### TASK INSTRUCTIONS
Take every line that has the string "this" and copy it out.

### GIVEN INFORMATION

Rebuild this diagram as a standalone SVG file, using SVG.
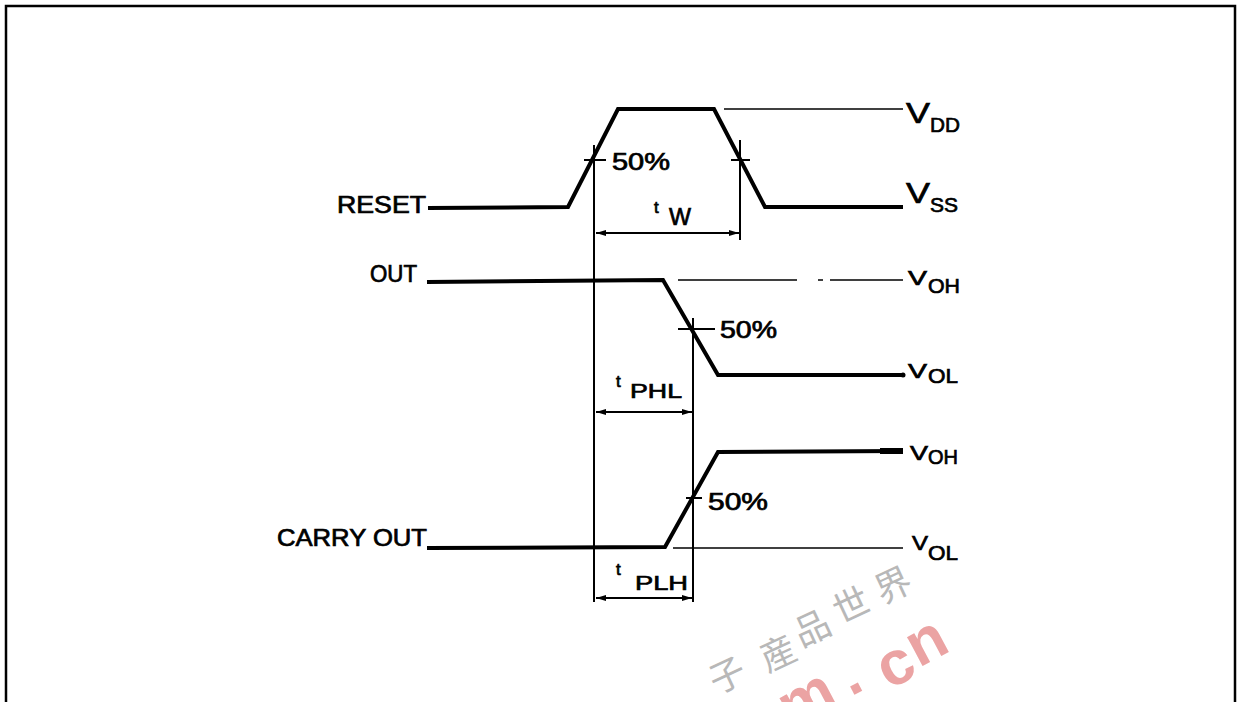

* * *

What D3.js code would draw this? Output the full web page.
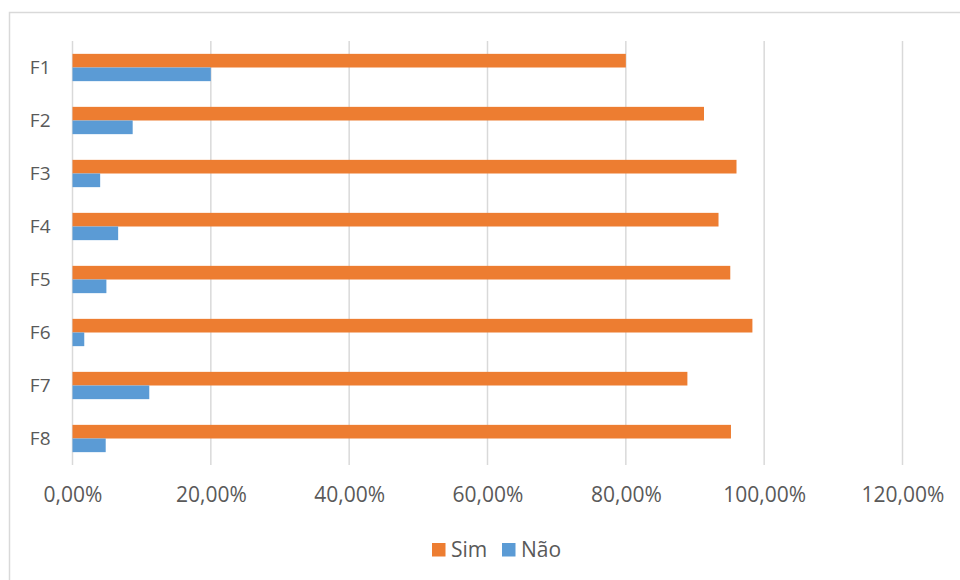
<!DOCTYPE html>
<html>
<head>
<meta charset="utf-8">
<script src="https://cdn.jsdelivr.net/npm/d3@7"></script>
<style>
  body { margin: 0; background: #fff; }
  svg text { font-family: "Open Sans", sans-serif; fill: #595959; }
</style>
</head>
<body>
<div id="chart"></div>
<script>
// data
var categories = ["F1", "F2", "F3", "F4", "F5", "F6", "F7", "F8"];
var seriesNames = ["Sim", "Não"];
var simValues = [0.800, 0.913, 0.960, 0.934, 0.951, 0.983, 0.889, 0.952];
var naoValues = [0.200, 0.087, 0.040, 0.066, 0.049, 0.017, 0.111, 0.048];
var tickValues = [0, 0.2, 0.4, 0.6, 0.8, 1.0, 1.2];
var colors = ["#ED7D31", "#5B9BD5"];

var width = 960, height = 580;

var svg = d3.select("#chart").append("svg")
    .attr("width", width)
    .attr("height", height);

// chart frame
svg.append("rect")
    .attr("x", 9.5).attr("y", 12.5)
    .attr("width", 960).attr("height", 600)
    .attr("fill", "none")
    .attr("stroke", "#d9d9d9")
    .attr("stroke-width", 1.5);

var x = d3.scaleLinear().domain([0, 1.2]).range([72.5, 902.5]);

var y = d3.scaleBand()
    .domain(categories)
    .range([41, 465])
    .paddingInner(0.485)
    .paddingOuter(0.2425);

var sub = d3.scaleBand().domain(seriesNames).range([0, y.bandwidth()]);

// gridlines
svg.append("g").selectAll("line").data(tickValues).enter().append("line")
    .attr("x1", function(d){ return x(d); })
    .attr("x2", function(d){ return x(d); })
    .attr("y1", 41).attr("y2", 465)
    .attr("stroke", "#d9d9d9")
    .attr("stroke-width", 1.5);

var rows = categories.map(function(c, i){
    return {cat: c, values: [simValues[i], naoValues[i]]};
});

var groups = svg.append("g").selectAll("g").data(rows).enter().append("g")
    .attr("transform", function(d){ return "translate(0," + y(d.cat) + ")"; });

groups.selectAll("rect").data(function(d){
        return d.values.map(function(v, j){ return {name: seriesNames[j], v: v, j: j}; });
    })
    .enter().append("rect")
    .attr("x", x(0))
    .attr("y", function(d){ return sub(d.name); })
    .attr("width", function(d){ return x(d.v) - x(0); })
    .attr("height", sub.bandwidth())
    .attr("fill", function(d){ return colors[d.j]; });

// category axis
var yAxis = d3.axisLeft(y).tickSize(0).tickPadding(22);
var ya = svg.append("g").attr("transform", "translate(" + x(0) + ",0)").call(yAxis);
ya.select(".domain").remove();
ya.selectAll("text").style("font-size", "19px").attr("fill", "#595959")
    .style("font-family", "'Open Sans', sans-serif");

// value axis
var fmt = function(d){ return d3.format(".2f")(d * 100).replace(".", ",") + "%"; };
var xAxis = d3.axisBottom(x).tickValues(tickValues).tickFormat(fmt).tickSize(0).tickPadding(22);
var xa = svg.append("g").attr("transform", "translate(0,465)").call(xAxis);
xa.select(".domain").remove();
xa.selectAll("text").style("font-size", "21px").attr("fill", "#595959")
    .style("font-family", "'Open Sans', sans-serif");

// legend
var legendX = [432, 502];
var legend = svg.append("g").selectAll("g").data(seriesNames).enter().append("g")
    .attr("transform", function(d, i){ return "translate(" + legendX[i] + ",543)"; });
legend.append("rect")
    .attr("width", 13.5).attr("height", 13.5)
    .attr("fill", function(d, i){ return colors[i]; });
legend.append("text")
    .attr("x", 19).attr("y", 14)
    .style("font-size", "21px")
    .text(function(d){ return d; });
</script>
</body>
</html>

### REPLY
Rebuild this diagram as a standalone SVG file, using SVG.
What D3.js code would draw this? Output the full web page.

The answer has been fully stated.